I am aware that MD5 hashes are not advisable for security any more but I have been using them as a checksum to make sure that a file has not been corrupted after a download/transfer, which I thought was still ok. Though after using this method on a file bigger than a gigabyte, I found that the stored and generated hashes did not match. This was after I had transferred it from one computer to another via a USB stick. I’ve searched online and found a couple of references to large files possibly creating inconsistent hashes but I didn’t see anything conclusive.
I am using ComputeHash(Stream inputStream) of MD5CryptoServiceProvider to create the hash before and after transfer, so it should not be a case of the byte format being messed up between different languages or something. I also tried building the hash from the file again and the second time it seemed to create matching hashes fine. Did I just get unlucky and actually end up corrupting the file after copying it on and off the USB stick? Or is this a known problem with MD5 and I should ditch it completely?

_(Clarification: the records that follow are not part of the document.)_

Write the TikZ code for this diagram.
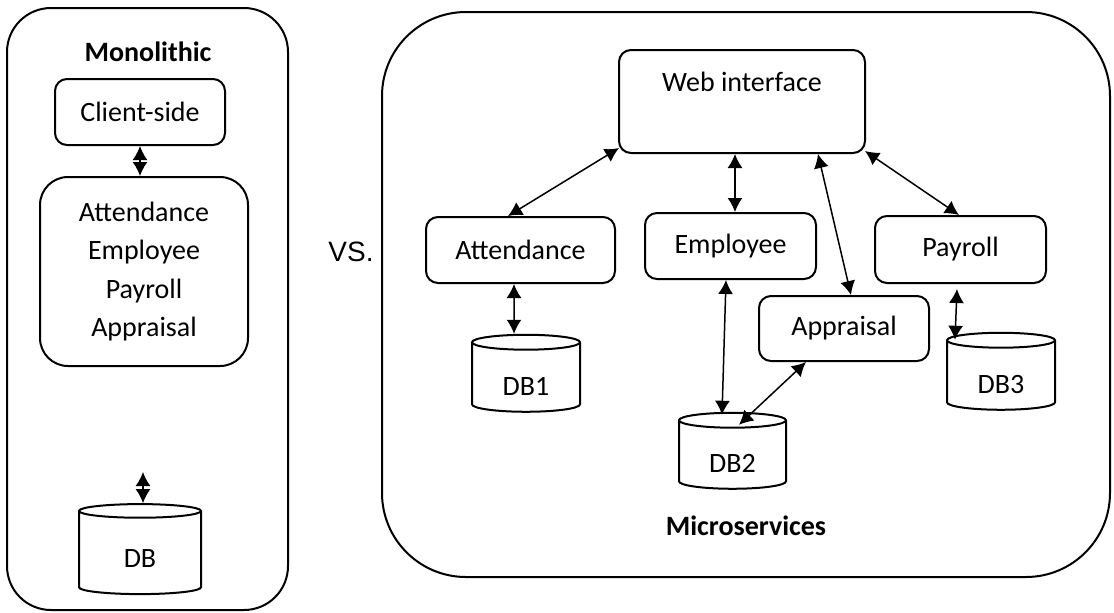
\documentclass[tikz,border=0pt]{standalone}
\usepackage{fontspec}
\setmainfont{Carlito}
\newfontfamily\arialfont{Liberation Sans}
\usetikzlibrary{arrows.meta,shapes.geometric,calc}
\begin{document}
\begin{tikzpicture}[x=0.5pt,y=-0.5pt,
  every node/.style={font=\fontsize{14}{19.3}\selectfont},
  svc/.style={draw,line width=1pt,rounded corners=6pt,align=center,inner sep=0pt},
  store/.style={draw,line width=1pt,cylinder,shape border rotate=90,aspect=0.32,inner sep=0pt},
  link/.style={{Latex[length=7pt,width=7.5pt]}-{Latex[length=7pt,width=7.5pt]},line width=0.75pt}]
\useasboundingbox (0,0) rectangle (1114,612);
% Monolithic
\draw[line width=1pt,rounded corners=22pt] (7,8) rectangle (288,610);
\node[font=\fontsize{14}{17}\selectfont\bfseries] (monotitle) at (148,52) {Monolithic};
\node[svc,minimum width=85pt,minimum height=33pt] (client) at (140,112) {Client-side};
\node[svc,rounded corners=14pt,minimum width=104pt,minimum height=94.5pt] (modules) at (144,271.5) {Attendance\\Employee\\Payroll\\Appraisal};
\node[store,aspect=0.42,minimum width=61pt,minimum height=45pt] (db) at (140,553) {\raisebox{-7pt}[0pt][0pt]{DB}};
\coordinate (dbin) at (143,472);
\draw[link] (client.south) -- (client.south |- modules.north);
\draw[link] (dbin) -- (dbin |- db.north);
% vs
\node[font=\arialfont\fontsize{14}{17}\selectfont] (vs) at (351,252) {VS.};
% Microservices
\draw[line width=1pt,rounded corners=42pt] (382,12) rectangle (1110,577);
\node[svc,minimum width=123pt,minimum height=51.5pt,
  label={[anchor=center,yshift=-16.5pt]north:Web interface}] (web) at (742,101.5) {};
\node[svc,minimum width=94.5pt,minimum height=33pt] (att) at (520.5,250) {Attendance};
\node[svc,minimum width=85.5pt,minimum height=33pt] (emp) at (730.5,246) {Employee};
\node[svc,minimum width=85.5pt,minimum height=33.5pt] (pay) at (960.5,249.5) {Payroll};
\node[svc,minimum width=85pt,minimum height=32.5pt] (appr) at (844,328.5) {Appraisal};
\node[store,minimum width=54pt,minimum height=38.5pt] (db1) at (526,377.5) {\raisebox{-9pt}[0pt][0pt]{DB1}};
\node[store,minimum width=53.5pt,minimum height=38pt] (db2) at (732.5,455) {\raisebox{-8.5pt}[0pt][0pt]{DB2}};
\node[store,minimum width=54pt,minimum height=38.5pt] (db3) at (1001,375.5) {\raisebox{-9pt}[0pt][0pt]{DB3}};
\node[font=\fontsize{14}{17}\selectfont\bfseries] (microtitle) at (746,526) {Microservices};
% links
\draw[link] ($(web.south west)+(1,-6)$) -- ($(att.north west)+(83,0)$);
\draw[link] ($(web.south)+(-7,0)$) -- ($(emp.north)+(4.5,0)$);
\draw[link] ($(web.south east)+(-48,0)$) -- ($(appr.north)+(7,0)$);
\draw[link] ($(web.south east)+(-1,-3)$) -- ($(pay.north)+(-1.5,0)$);
\draw[link] ($(att.south)+(-6.5,0)$) -- ($(db1.north)+(-12,0)$);
\draw[link] ($(emp.south)+(-4.5,0)$) -- ($(db2.north)+(-10.5,3)$);
\draw[link] ($(appr.south west)+(48,0)$) -- ($(db2.north)+(6.5,13)$);
\draw[link] ($(pay.south)+(-3.5,5)$) -- ($(db3.north)+(-46,8)$);
\end{tikzpicture}
\end{document}
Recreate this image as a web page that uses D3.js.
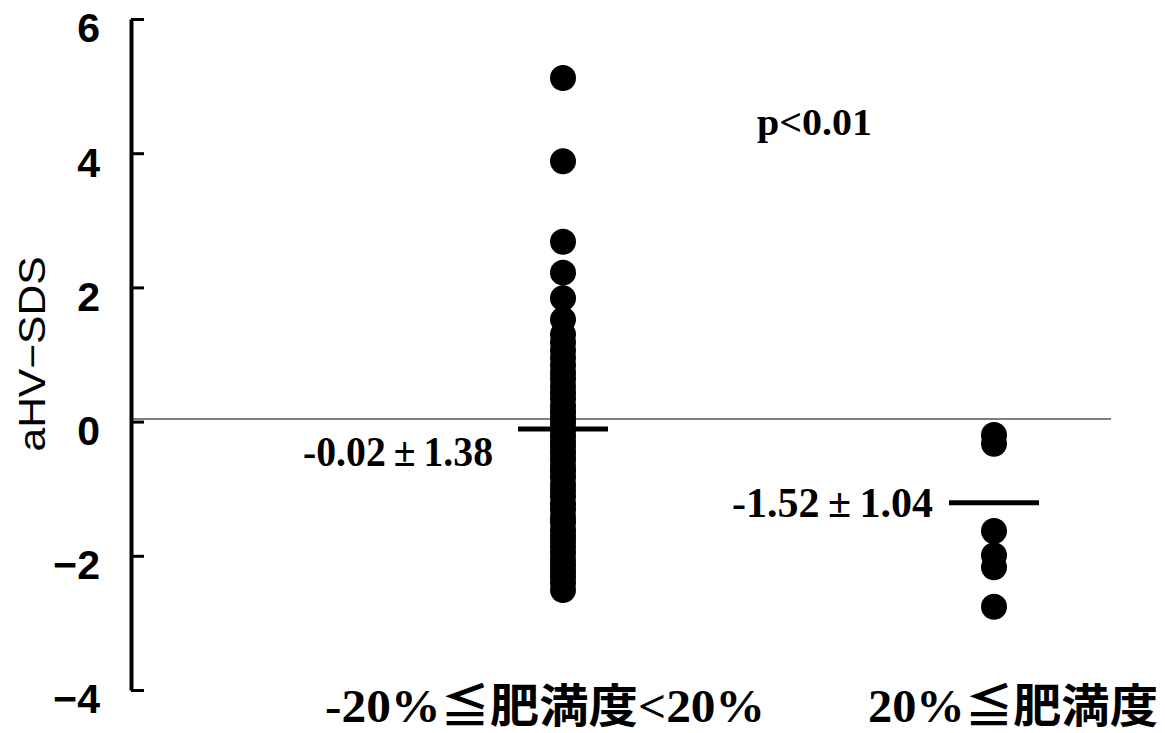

If so, what would be the best replacement that would ideally also be available as standard in C#, is SHA1 the next best option?
The MD5 hash of some data will be exactly the same as a second MD5 hash of exactly the same data, regardless of the size of that data. The only problem with MD5 for large files is that, in some cases, you might get the same hash for two different files. This is ludicrously unlikely, though.
The same thing will apply for SHA1 and any other hash algorithm, though, since you’re converting a large data-space down into a small hash-space.
It sounds significantly more likely that corruption occurred during the transfer, either on the USB bus or the flash device itself.